Languedoc

Last week we travelled down south with Susan’s parents for a couple of days.

Let’s just say this upfront: we love the south of France.
 (note: yes I know “South of France” sounds about as weird in English as “the west of Canada” – but that’s just what it is).   The area is Languedoc  (taken from “langue d’oc” or “language of Oc” – or “language of occitan” – a local Romance language of from centuries back) – and it is fabulous.

The weather is (normally) fantastic, there are vineyards, olive groves, fig trees, lavender, poppies and palm trees, fresh seafood from the Mediterranean just down the road and amazing open-air markets where you can buy all of the above out in the southern air.  Pretty much everything a guy born in northern Saskatchewan (sorry, ‘the north of Saskatchewan) needs to feel at home.

We went down and stayed in my Aunt and Uncle’s amazing house.  Uncle Milton said that it was probably built around the start of the war.

Of course, he’s referring to the Hundred Years War – which got going around 1330 or so.

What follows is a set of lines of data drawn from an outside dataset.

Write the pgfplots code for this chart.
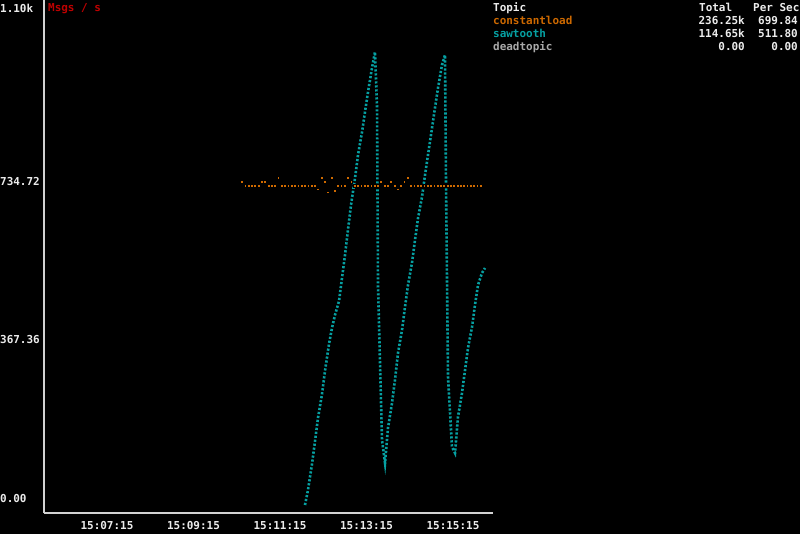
\documentclass[border=0pt]{standalone}
\usepackage{pgfplots}
\pgfplotsset{compat=1.18}
\usepackage{pgfplotstable}
\usepackage{fontspec}
\setmainfont{DejaVu Sans Mono}
\setmonofont{DejaVu Sans Mono}
\definecolor{orangec}{RGB}{205,105,0}
\definecolor{cyanc}{RGB}{6,160,162}
\definecolor{greyc}{RGB}{170,170,170}
\definecolor{redc}{RGB}{190,0,0}
\definecolor{fgc}{RGB}{235,235,235}
\definecolor{axc}{RGB}{210,210,210}

% constantload (x = seconds since 15:00:00, y = msgs/s)
\pgfplotstableread{
x y
622.0 750
626.6 740
631.2 740
635.8 740
640.4 740
645.0 740
649.6 750
654.2 750
658.8 740
663.4 740
668.0 740
672.6 758
677.2 740
681.8 740
686.4 740
691.0 740
695.6 740
700.2 740
704.8 740
709.4 740
714.0 740
718.6 740
723.2 740
727.8 732
732.4 758
737.0 750
741.6 725
746.2 758
750.8 728
755.4 740
760.0 740
764.6 740
769.2 758
773.8 750
778.4 740
783.0 740
787.6 740
792.2 740
796.8 740
801.4 740
806.0 740
810.6 740
815.2 750
819.8 740
824.4 740
829.0 750
833.6 740
838.2 732
842.8 740
847.4 750
852.0 758
856.6 740
861.2 740
865.8 740
870.4 740
875.0 740
879.6 740
884.2 740
888.8 740
893.4 740
898.0 740
902.6 740
907.2 740
911.8 740
916.4 740
921.0 740
925.6 740
930.2 740
934.8 740
939.4 740
944.0 740
948.6 740
953.2 740
}\constanttab

% sawtooth
\pgfplotstableread{
x y
709.7 0
713.8 34.8
719.4 95.0
723.6 148.4
727.7 201.7
733.3 257.3
737.4 310.6
743.0 373.2
747.1 410.3
751.3 440.4
756.9 472.9
761.0 526.2
765.2 579.5
769.3 637.5
773.5 695.4
779.1 758.0
783.2 811.3
788.8 864.6
792.9 911.0
797.1 957.3
802.6 1013.0
806.8 1050.1
809.6 922.6
811.0 505.3
816.5 150.7
820.7 97.4
824.8 178.5
830.4 236.4
834.5 289.8
838.7 352.3
844.3 405.7
848.4 459.0
852.6 510.0
858.1 561.0
862.3 614.3
866.5 665.3
872.0 714.0
876.2 764.9
880.3 811.3
885.9 873.9
890.0 920.2
894.2 966.6
899.7 1019.9
903.9 1043.1
905.3 746.4
908.1 296.7
913.6 134.4
917.8 120.5
921.9 204.0
927.5 259.6
931.7 312.9
935.8 363.9
941.4 412.6
945.5 463.6
949.7 510.0
955.2 537.8
959.4 549.4
}\sawtab

\begin{document}
\begin{tikzpicture}[font=\fontsize{11}{13}\selectfont\bfseries]
\fill[black] (0bp,0bp) rectangle (800bp,534bp);
\useasboundingbox (0bp,0bp) rectangle (800bp,534bp);
\begin{axis}[
  at={(44bp,21bp)}, anchor=south west,
  scale only axis, width=449bp, height=513bp,
  xmin=347.6, xmax=970.5, ymin=-18.5, ymax=1170.6,
  axis x line*=bottom, axis y line*=left,
  axis line style={axc, line width=1.5bp, -},
  xtick={435,555,675,795,915},
  xticklabels={15:07:15,15:09:15,15:11:15,15:13:15,15:15:15},
  ytick={0,367.36,734.72},
  yticklabels={0.00,367.36,734.72},
  extra y ticks={1135}, extra y tick labels={1.10k},
  major tick length=0pt, tick style={draw=none},
  yticklabel style={anchor=base west, xshift=-44bp, yshift=3bp, inner xsep=0pt, text=fgc},
  xticklabel style={anchor=base, yshift=-16bp, text=fgc},
]
\addplot[only marks, mark=square*, mark size=1.4bp, mark options={draw=none, fill=orangec}] table {\constanttab};
\addplot[cyanc, line width=2.6bp, dash pattern=on 2.2bp off 1.8bp] table {\sawtab};
\node[anchor=base west, inner sep=0pt, text=redc] at (axis description cs:0,1) [xshift=4bp, yshift=-12bp] {Msgs / s};
\end{axis}
\begin{scope}[every node/.style={inner sep=0pt}]
\node[anchor=base west, text=fgc] at (493bp,522bp) {Topic};
\node[anchor=base west, text=orangec] at (493bp,509bp) {constantload};
\node[anchor=base west, text=cyanc] at (493bp,496bp) {sawtooth};
\node[anchor=base west, text=greyc] at (493bp,483bp) {deadtopic};
\node[anchor=base west, text=fgc] at (699bp,522bp) {Total};
\node[anchor=base west, text=fgc] at (753bp,522bp) {Per Sec};
\node[anchor=base east, text=fgc] at (745bp,509bp) {236.25k};
\node[anchor=base east, text=fgc] at (798bp,509bp) {699.84};
\node[anchor=base east, text=fgc] at (745bp,496bp) {114.65k};
\node[anchor=base east, text=fgc] at (798bp,496bp) {511.80};
\node[anchor=base east, text=fgc] at (745bp,483bp) {0.00};
\node[anchor=base east, text=fgc] at (798bp,483bp) {0.00};
\end{scope}
\end{tikzpicture}
\end{document}
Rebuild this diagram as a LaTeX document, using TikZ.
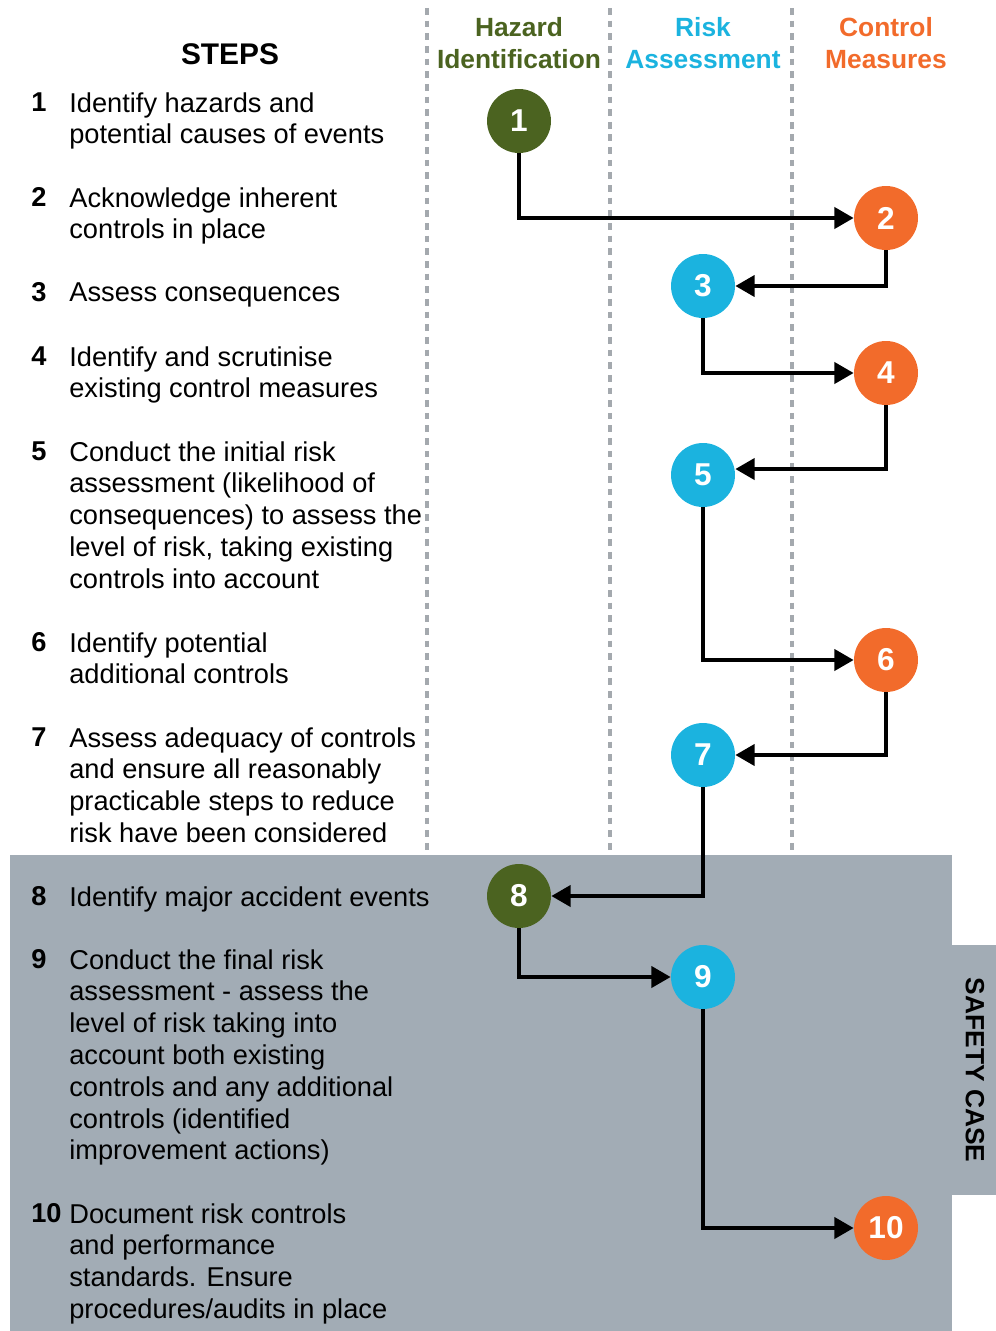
\documentclass[tikz,border=0pt]{standalone}
\usepackage{fontspec}
\setmainfont{Liberation Sans}
\usetikzlibrary{arrows.meta}

\definecolor{hazgreen}{HTML}{4B6320}
\definecolor{riskblue}{HTML}{1BB3DF}
\definecolor{ctrlorange}{HTML}{F26B2B}
\definecolor{casegray}{HTML}{A2ACB5}
\definecolor{colgray}{HTML}{A4A9AE}

\begin{document}
\begin{tikzpicture}
[
    x=0.02cm, y=-0.02cm,
    stepdot/.style={circle, minimum size=1.28cm, inner sep=0pt, text=white, font=\fontsize{18}{18}\selectfont\bfseries},
    hazard/.style={stepdot, fill=hazgreen},
    risk/.style={stepdot, fill=riskblue},
    control/.style={stepdot, fill=ctrlorange},
    flow/.style={line width=2.2pt, -{Triangle[length=11pt, width=12pt]}},
    column/.style={colgray, line width=2pt, dash pattern=on 3.8pt off 3.4pt},
    steptext/.style={anchor=north west, align=left, inner sep=0pt, font=\fontsize{15.5}{18.1}\selectfont},
    stepno/.style={anchor=north west, inner sep=0pt, font=\fontsize{15.5}{18.1}\selectfont\bfseries},
    heading/.style={align=center, inner sep=0pt, font=\fontsize{15}{18.1}\selectfont\bfseries},
]
\useasboundingbox (0,0) rectangle (996,1331);

% safety case band
\fill[casegray] (10,855) rectangle (952,1331);
\fill[casegray] (952,945) rectangle (996,1195);
\node[rotate=-90, font=\fontsize{15}{15}\selectfont\bfseries] (case) at (975,1070) {SAFETY CASE};

% columns
\draw[column] (427,8) -- (427,855);
\draw[column] (610,8) -- (610,855);
\draw[column] (792,8) -- (792,855);

\node[heading, text=hazgreen] (hhaz) at (519,43) {Hazard\\Identification};
\node[heading, text=riskblue] (hrisk) at (703,43) {Risk\\Assessment};
\node[heading, text=ctrlorange] (hctrl) at (886,43) {Control\\Measures};
\node[font=\fontsize{17}{17}\selectfont\bfseries] (steps) at (230,54) {STEPS};

% steps
\node[stepno] (n1) at (31,92) {1};
\node[steptext] (t1) at (69,92) {Identify hazards and\\potential causes of events};
\node[stepno] (n2) at (31,187) {2};
\node[steptext] (t2) at (69,187) {Acknowledge inherent\\controls in place};
\node[stepno] (n3) at (31,282) {3};
\node[steptext] (t3) at (69,282) {Assess consequences};
\node[stepno] (n4) at (31,346) {4};
\node[steptext] (t4) at (69,346) {Identify and scrutinise\\existing control measures};
\node[stepno] (n5) at (31,441) {5};
\node[steptext] (t5) at (69,441) {Conduct the initial risk\\assessment (likelihood of\\consequences) to assess the\\level of risk, taking existing\\controls into account};
\node[stepno] (n6) at (31,632) {6};
\node[steptext] (t6) at (69,632) {Identify potential\\additional controls};
\node[stepno] (n7) at (31,727) {7};
\node[steptext] (t7) at (69,727) {Assess adequacy of controls\\and ensure all reasonably\\practicable steps to reduce\\risk have been considered};
\node[stepno] (n8) at (31,886) {8};
\node[steptext] (t8) at (69,886) {Identify major accident events};
\node[stepno] (n9) at (31,949) {9};
\node[steptext] (t9) at (69,949) {Conduct the final risk\\assessment - assess the\\level of risk taking into\\account both existing\\controls and any additional\\controls (identified\\improvement actions)};
\node[stepno] (n10) at (31,1203) {10};
\node[steptext] (t10) at (69,1203) {Document risk controls\\and performance\\standards. Ensure\\procedures/audits in place};

% flow
\node[hazard] (c1) at (519,121) {1};
\node[control] (c2) at (886,218) {2};
\node[risk] (c3) at (703,286) {3};
\node[control] (c4) at (886,373) {4};
\node[risk] (c5) at (703,475) {5};
\node[control] (c6) at (886,660) {6};
\node[risk] (c7) at (703,755) {7};
\node[hazard] (c8) at (519,896) {8};
\node[risk] (c9) at (703,977) {9};
\node[control] (c10) at (886,1228) {10};

\foreach \a/\b in {1/2,2/3,3/4,5/6,6/7,7/8,8/9,9/10}
    \draw[flow] (c\a) |- (c\b);
\draw[flow] (c4) |- ([yshift=3.4pt]c5.east);
\end{tikzpicture}
\end{document}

We didn’t have the greatest weather – especially for down there – but that didn’t really slow us down. Not when you travel with me (George Watts Travel: connections and three daily meals not guaranteed – but you will see a lot™)

            


All these pictures are from an Abbey that has been transformed into a vineyard – hence the 500hl barrels in the middle of the church.  We toured through the rest of the abbey grounds, visited the cat, tasted the wine  – and then headed off towards the sea.